The village had once been a collection of large farms, the villagers mostly farm labourers or servants in the "Big" houses. There had once been two pubs, two shops, two tea-rooms, a Post Office, and a forge. By the time we came to live there all the working farms were turned over to grazing land for horses, it only had one shop, a post office (amalgamated with the one remaining shop), the forge, one pub and no tea-rooms (we actually converted the old bakery at the side of the shop to become the new tearoom). The village was in the London Green Belt and a designated Area of Outstanding Natural Beauty so no development could take place, all very well for the people who wanted to preserve middle-England, keep the price of their property high, but the employment of youngsters with no new businesses? The villagers mostly commuted elsewhere to work and the youngsters moved out taking the next generation with them.
One of the few employers in the village was Wainey - he ran his own firm of Landscape Gardeners. It was here that most of the village lads turned to when they left school and where our own son trudged off to during the long summer vacations when he was at university. The boys laboured on big new developments in nearby towns, mowed lawns, cut back footpaths for the Council, strimmed hedges and planted flower beds. They would all meet at Waineys barn around 7 a.m. then be driven off to the various locations to put in a days work, before being driven home again. On the way home they were all dropped off at the village pub, here they had a couple of drinks and then tired from a day outdoors and a couple of beers they wandered home. My son claims it was the best job he ever had! He came home one day proudly announcing that at last he was a man - tentatively I asked what that meant ... "It means that like workmen the world over I leered at women (any women) as the truck we were all sitting in hurtled past them." I'm not sure that pride is actually what I felt as I heard these words.
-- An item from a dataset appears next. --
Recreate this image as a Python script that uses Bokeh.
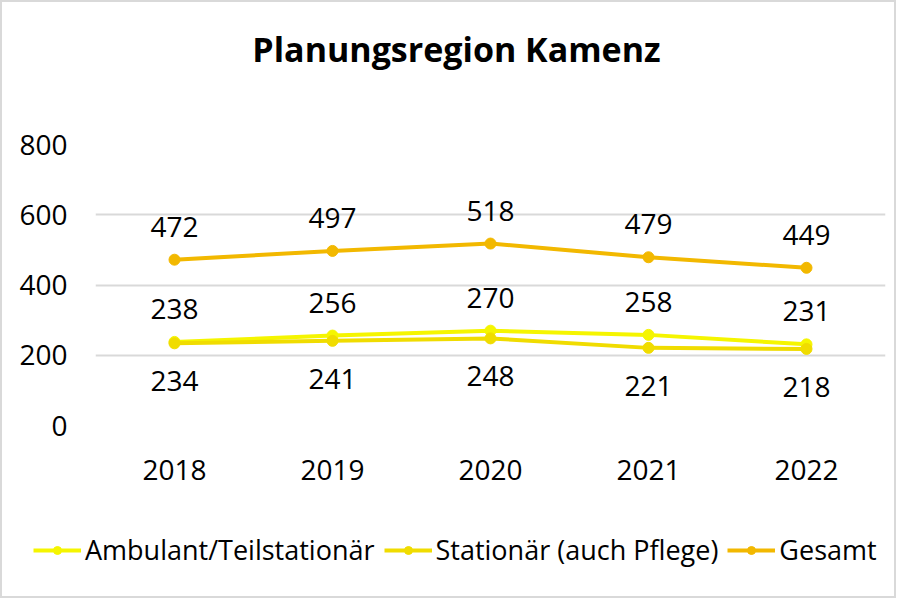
from bokeh.plotting import figure
from bokeh.layouts import column
from bokeh.models import (ColumnDataSource, FactorRange, LabelSet, Label, Legend,
                          LegendItem, Range1d, SingleIntervalTicker)
from bokeh.embed import file_html
from bokeh.resources import INLINE
from bokeh.core.properties import value

years = ["2018", "2019", "2020", "2021", "2022"]
ambulant = [238, 256, 270, 258, 231]
stationaer = [234, 241, 248, 221, 218]
gesamt = [472, 497, 518, 479, 449]
series_names = ["Ambulant/Teilstationär", "Stationär (auch Pflege)", "Gesamt"]
colors = ["#F5F500", "#F0DC00", "#F2B800"]
title_text = "Planungsregion Kamenz"

FONT = "Open Sans"
FS = "28px"
W = 892

src = ColumnDataSource(dict(
    x=years, amb=ambulant, sta=stationaer, ges=gesamt,
    amb_t=[str(v) for v in ambulant],
    sta_t=[str(v) for v in stationaer],
    ges_t=[str(v) for v in gesamt],
))

xr = FactorRange(*years, range_padding=0)

# ---- header with title ----
hd = figure(width=W, height=100, x_range=Range1d(0, 1), y_range=Range1d(0, 1),
            output_backend="svg", toolbar_location=None,
            x_axis_location=None, y_axis_location=None,
            min_border_left=0, min_border_right=0, min_border_top=0,
            min_border_bottom=0)
hd.frame_align = False
hd.outline_line_color = None
hd.grid.grid_line_color = None
hd.add_layout(Label(x=454, y=54, x_units="screen", y_units="screen", text=title_text,
                    text_align="center", text_baseline="middle",
                    text_font=FONT, text_font_size="34px",
                    text_font_style="bold", text_color="#000000"))

# ---- main chart ----
p = figure(width=W, height=400, x_range=xr,
           y_range=Range1d(0, 800), output_backend="svg", toolbar_location=None,
           min_border_left=93, min_border_right=9, min_border_top=42,
           min_border_bottom=77)
p.frame_align = False
p.outline_line_color = None
p.background_fill_color = "white"
p.border_fill_color = "white"

p.yaxis.ticker = SingleIntervalTicker(interval=200)
p.yaxis.axis_line_color = None
p.yaxis.major_tick_line_color = None
p.yaxis.minor_tick_line_color = None
p.yaxis.major_label_text_font = FONT
p.yaxis.major_label_text_font_size = FS
p.yaxis.major_label_text_color = "#000000"
p.yaxis.major_label_standoff = 22

p.xaxis.axis_line_color = None
p.xaxis.major_tick_line_color = None
p.xaxis.minor_tick_line_color = None
p.xaxis.major_label_text_font = FONT
p.xaxis.major_label_text_font_size = FS
p.xaxis.major_label_text_color = "#000000"
p.xaxis.major_label_standoff = 28

p.xgrid.grid_line_color = None
p.ygrid.grid_line_color = "#D9D9D9"
p.ygrid.grid_line_width = 2

keys = ["amb", "sta", "ges"]
for key, col in zip(keys, colors):
    p.line("x", key, source=src, line_color=col, line_width=4)
    p.scatter("x", key, source=src, size=11, fill_color=col, line_color=col)

for key, off in [("amb", 33), ("sta", -38), ("ges", 33)]:
    p.add_layout(LabelSet(x="x", y=key, text=key + "_t", source=src,
                          y_offset=off, text_align="center", text_baseline="middle",
                          text_font=value(FONT), text_font_size=FS,
                          text_color="#000000"))

# ---- legend strip (same series, out of its view range, only the legend shows) ----
lg = figure(width=W, height=94, x_range=xr, y_range=Range1d(-2, -1),
            output_backend="svg", toolbar_location=None,
            x_axis_location=None, y_axis_location=None,
            min_border_left=0, min_border_right=0, min_border_top=0,
            min_border_bottom=0)
lg.frame_align = False
lg.outline_line_color = None
lg.grid.grid_line_color = None
items = []
for key, name, col in zip(keys, series_names, colors):
    l = lg.line("x", key, source=src, line_color=col, line_width=4)
    s = lg.scatter("x", key, source=src, size=11, fill_color=col, line_color=col)
    items.append(LegendItem(label=name, renderers=[l, s]))

legend = Legend(items=items, orientation="horizontal", location=(31, 28),
                glyph_width=48, glyph_height=20, label_standoff=4, spacing=9,
                padding=0, margin=0, border_line_color=None,
                background_fill_alpha=0,
                label_text_font=FONT, label_text_font_size="27px",
                label_text_color="#000000")
lg.add_layout(legend, "center")

layout = column(hd, p, lg, spacing=0, styles={"border": "2px solid #D9D9D9"})

open("out.html", "w").write(file_html(layout, INLINE))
One Saturday afternoon Wainey was driving past the pub in his truck and he spotted a couple of the lads who worked for him hanging around the entrance; he pulled over to pass the time of day - but he didn't pull over far enough and the car behind him was forced to stop - the horn was tooted. Wainey got out of his truck slowly, he was a brawny, weather-beaten individual, who imagined himself to be much taller than he actually was - hours of sitting on his drive along mower meant he always walked a little as if he was John Wayne. He swaggered over to the car that had tooted, leaning on the bonnet, he asked (a little bluntly) what the problem was. Well the problem was no-one could pass him. Wainey grinned, apologised but as he turned to go back to his truck a sudden urge to kick the car crept over him ...
... the driver sat passively, he was dressed in his best bib and tucker having just left the Church, the wedding of his brother in fact. He said nothing, waited for Wainey to move then drove quietly to the wedding reception.
Some hours later Wainey was sitting at the bar of the pub, pint in hand, discussing racing tips a bar stool crashed over his head. And that was the start of the Great Fight - between the Landscape Garden Boys and the Boys From The Wedding Reception (nobody asked but it must have been an Irish Wedding). Eye-witnesses describe it as being like a scene from Bonanza; participants re-counted their parts in the brawl with pride - it seems the local lads came off best, but only just. The funny thing was that Richard (the well-hard man child I wrote about earlier) sadly missed the whole thing - well he would have wouldn't he? Hiding behind the hedge across the road, invisible to those falling around inside the pub - but not to those sitting in the Beer Garden outside.